**WRITTEN TASK**. Copy out the listing that follows, exact in every word, and skip the images.
+ + + +
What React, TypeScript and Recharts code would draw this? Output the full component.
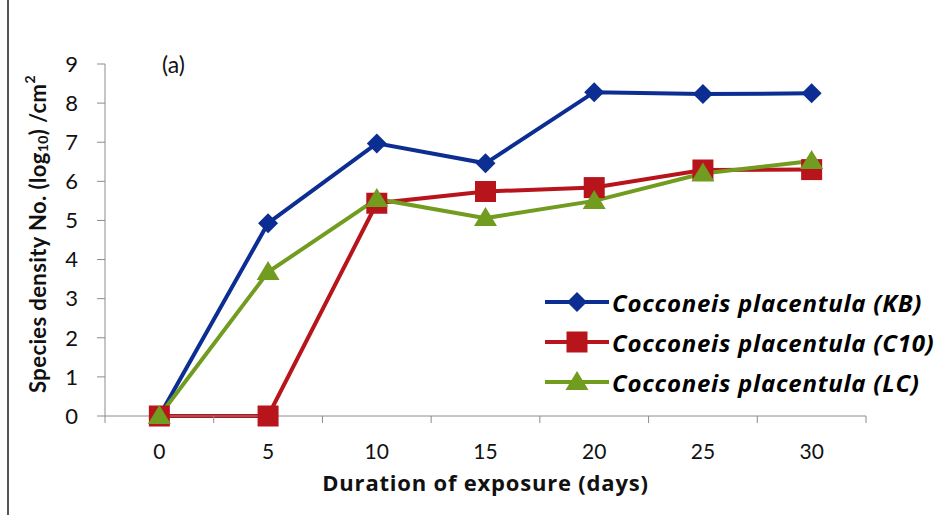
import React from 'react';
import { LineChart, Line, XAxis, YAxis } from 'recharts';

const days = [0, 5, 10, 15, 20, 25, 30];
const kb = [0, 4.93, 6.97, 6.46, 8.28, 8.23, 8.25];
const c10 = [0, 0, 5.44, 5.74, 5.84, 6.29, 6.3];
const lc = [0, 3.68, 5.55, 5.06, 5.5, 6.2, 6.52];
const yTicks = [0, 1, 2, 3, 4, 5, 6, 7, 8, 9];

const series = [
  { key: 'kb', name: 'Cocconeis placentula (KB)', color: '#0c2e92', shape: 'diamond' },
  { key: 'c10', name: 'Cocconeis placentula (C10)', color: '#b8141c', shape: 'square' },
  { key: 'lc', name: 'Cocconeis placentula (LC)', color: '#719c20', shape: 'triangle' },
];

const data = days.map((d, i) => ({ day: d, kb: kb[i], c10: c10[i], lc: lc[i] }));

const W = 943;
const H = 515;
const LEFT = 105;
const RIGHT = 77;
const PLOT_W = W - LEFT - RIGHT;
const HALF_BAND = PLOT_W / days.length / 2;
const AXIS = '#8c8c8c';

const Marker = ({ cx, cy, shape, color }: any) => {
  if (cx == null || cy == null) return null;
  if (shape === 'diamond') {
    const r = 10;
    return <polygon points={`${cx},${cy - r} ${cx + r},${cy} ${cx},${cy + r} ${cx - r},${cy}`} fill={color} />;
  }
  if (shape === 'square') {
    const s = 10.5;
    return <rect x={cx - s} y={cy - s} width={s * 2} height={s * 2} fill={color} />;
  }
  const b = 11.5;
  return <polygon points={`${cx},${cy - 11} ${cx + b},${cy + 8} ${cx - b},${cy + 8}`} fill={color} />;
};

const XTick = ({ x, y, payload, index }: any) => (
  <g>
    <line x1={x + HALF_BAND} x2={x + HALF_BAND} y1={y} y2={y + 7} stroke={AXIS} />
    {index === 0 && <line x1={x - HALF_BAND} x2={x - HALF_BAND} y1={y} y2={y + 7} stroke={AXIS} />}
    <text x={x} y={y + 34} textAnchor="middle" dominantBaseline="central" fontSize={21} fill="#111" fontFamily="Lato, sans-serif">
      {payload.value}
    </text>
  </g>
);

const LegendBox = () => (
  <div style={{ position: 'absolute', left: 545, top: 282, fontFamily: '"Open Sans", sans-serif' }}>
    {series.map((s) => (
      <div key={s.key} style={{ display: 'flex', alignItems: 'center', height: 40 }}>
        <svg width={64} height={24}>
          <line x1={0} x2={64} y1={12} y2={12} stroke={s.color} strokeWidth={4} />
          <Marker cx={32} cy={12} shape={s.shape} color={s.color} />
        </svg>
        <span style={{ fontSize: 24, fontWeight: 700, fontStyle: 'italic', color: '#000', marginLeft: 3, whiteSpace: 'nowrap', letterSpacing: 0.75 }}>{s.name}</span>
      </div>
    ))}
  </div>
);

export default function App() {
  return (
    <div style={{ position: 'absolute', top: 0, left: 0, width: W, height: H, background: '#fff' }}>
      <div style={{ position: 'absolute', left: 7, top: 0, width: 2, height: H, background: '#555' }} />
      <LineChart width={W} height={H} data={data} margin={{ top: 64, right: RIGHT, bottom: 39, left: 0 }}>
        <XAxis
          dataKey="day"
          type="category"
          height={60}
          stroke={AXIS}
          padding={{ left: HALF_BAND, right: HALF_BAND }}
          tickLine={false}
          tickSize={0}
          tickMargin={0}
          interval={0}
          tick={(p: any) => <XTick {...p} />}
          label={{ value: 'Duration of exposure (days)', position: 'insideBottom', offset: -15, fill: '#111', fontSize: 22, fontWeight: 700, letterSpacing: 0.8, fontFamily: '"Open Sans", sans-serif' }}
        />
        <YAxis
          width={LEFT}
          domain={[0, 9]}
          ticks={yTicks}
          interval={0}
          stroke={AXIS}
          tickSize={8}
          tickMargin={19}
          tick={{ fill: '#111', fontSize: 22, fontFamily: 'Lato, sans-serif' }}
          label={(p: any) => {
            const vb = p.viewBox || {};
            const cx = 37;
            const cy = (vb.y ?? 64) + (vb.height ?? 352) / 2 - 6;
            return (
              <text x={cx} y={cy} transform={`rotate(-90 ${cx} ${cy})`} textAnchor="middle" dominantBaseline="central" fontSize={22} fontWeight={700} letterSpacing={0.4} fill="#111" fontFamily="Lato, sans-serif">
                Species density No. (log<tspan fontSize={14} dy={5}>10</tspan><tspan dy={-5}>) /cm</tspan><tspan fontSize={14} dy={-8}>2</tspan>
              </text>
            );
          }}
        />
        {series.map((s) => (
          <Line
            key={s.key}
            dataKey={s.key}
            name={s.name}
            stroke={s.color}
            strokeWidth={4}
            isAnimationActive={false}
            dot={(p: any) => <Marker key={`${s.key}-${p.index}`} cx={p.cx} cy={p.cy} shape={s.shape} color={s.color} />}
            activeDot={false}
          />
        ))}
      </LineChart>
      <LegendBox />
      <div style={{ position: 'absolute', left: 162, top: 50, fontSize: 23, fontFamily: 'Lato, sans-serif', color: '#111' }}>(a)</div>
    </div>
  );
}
+ + + +
**RESPONSE TO THIS TASK**.
What React, TypeScript and Recharts code would draw this? Output the full component.
import React from 'react';
import { LineChart, Line, XAxis, YAxis } from 'recharts';

const days = [0, 5, 10, 15, 20, 25, 30];
const kb = [0, 4.93, 6.97, 6.46, 8.28, 8.23, 8.25];
const c10 = [0, 0, 5.44, 5.74, 5.84, 6.29, 6.3];
const lc = [0, 3.68, 5.55, 5.06, 5.5, 6.2, 6.52];
const yTicks = [0, 1, 2, 3, 4, 5, 6, 7, 8, 9];

const series = [
  { key: 'kb', name: 'Cocconeis placentula (KB)', color: '#0c2e92', shape: 'diamond' },
  { key: 'c10', name: 'Cocconeis placentula (C10)', color: '#b8141c', shape: 'square' },
  { key: 'lc', name: 'Cocconeis placentula (LC)', color: '#719c20', shape: 'triangle' },
];

const data = days.map((d, i) => ({ day: d, kb: kb[i], c10: c10[i], lc: lc[i] }));

const W = 943;
const H = 515;
const LEFT = 105;
const RIGHT = 77;
const PLOT_W = W - LEFT - RIGHT;
const HALF_BAND = PLOT_W / days.length / 2;
const AXIS = '#8c8c8c';

const Marker = ({ cx, cy, shape, color }: any) => {
  if (cx == null || cy == null) return null;
  if (shape === 'diamond') {
    const r = 10;
    return <polygon points={`${cx},${cy - r} ${cx + r},${cy} ${cx},${cy + r} ${cx - r},${cy}`} fill={color} />;
  }
  if (shape === 'square') {
    const s = 10.5;
    return <rect x={cx - s} y={cy - s} width={s * 2} height={s * 2} fill={color} />;
  }
  const b = 11.5;
  return <polygon points={`${cx},${cy - 11} ${cx + b},${cy + 8} ${cx - b},${cy + 8}`} fill={color} />;
};

const XTick = ({ x, y, payload, index }: any) => (
  <g>
    <line x1={x + HALF_BAND} x2={x + HALF_BAND} y1={y} y2={y + 7} stroke={AXIS} />
    {index === 0 && <line x1={x - HALF_BAND} x2={x - HALF_BAND} y1={y} y2={y + 7} stroke={AXIS} />}
    <text x={x} y={y + 34} textAnchor="middle" dominantBaseline="central" fontSize={21} fill="#111" fontFamily="Lato, sans-serif">
      {payload.value}
    </text>
  </g>
);

const LegendBox = () => (
  <div style={{ position: 'absolute', left: 545, top: 282, fontFamily: '"Open Sans", sans-serif' }}>
    {series.map((s) => (
      <div key={s.key} style={{ display: 'flex', alignItems: 'center', height: 40 }}>
        <svg width={64} height={24}>
          <line x1={0} x2={64} y1={12} y2={12} stroke={s.color} strokeWidth={4} />
          <Marker cx={32} cy={12} shape={s.shape} color={s.color} />
        </svg>
        <span style={{ fontSize: 24, fontWeight: 700, fontStyle: 'italic', color: '#000', marginLeft: 3, whiteSpace: 'nowrap', letterSpacing: 0.75 }}>{s.name}</span>
      </div>
    ))}
  </div>
);

export default function App() {
  return (
    <div style={{ position: 'absolute', top: 0, left: 0, width: W, height: H, background: '#fff' }}>
      <div style={{ position: 'absolute', left: 7, top: 0, width: 2, height: H, background: '#555' }} />
      <LineChart width={W} height={H} data={data} margin={{ top: 64, right: RIGHT, bottom: 39, left: 0 }}>
        <XAxis
          dataKey="day"
          type="category"
          height={60}
          stroke={AXIS}
          padding={{ left: HALF_BAND, right: HALF_BAND }}
          tickLine={false}
          tickSize={0}
          tickMargin={0}
          interval={0}
          tick={(p: any) => <XTick {...p} />}
          label={{ value: 'Duration of exposure (days)', position: 'insideBottom', offset: -15, fill: '#111', fontSize: 22, fontWeight: 700, letterSpacing: 0.8, fontFamily: '"Open Sans", sans-serif' }}
        />
        <YAxis
          width={LEFT}
          domain={[0, 9]}
          ticks={yTicks}
          interval={0}
          stroke={AXIS}
          tickSize={8}
          tickMargin={19}
          tick={{ fill: '#111', fontSize: 22, fontFamily: 'Lato, sans-serif' }}
          label={(p: any) => {
            const vb = p.viewBox || {};
            const cx = 37;
            const cy = (vb.y ?? 64) + (vb.height ?? 352) / 2 - 6;
            return (
              <text x={cx} y={cy} transform={`rotate(-90 ${cx} ${cy})`} textAnchor="middle" dominantBaseline="central" fontSize={22} fontWeight={700} letterSpacing={0.4} fill="#111" fontFamily="Lato, sans-serif">
                Species density No. (log<tspan fontSize={14} dy={5}>10</tspan><tspan dy={-5}>) /cm</tspan><tspan fontSize={14} dy={-8}>2</tspan>
              </text>
            );
          }}
        />
        {series.map((s) => (
          <Line
            key={s.key}
            dataKey={s.key}
            name={s.name}
            stroke={s.color}
            strokeWidth={4}
            isAnimationActive={false}
            dot={(p: any) => <Marker key={`${s.key}-${p.index}`} cx={p.cx} cy={p.cy} shape={s.shape} color={s.color} />}
            activeDot={false}
          />
        ))}
      </LineChart>
      <LegendBox />
      <div style={{ position: 'absolute', left: 162, top: 50, fontSize: 23, fontFamily: 'Lato, sans-serif', color: '#111' }}>(a)</div>
    </div>
  );
}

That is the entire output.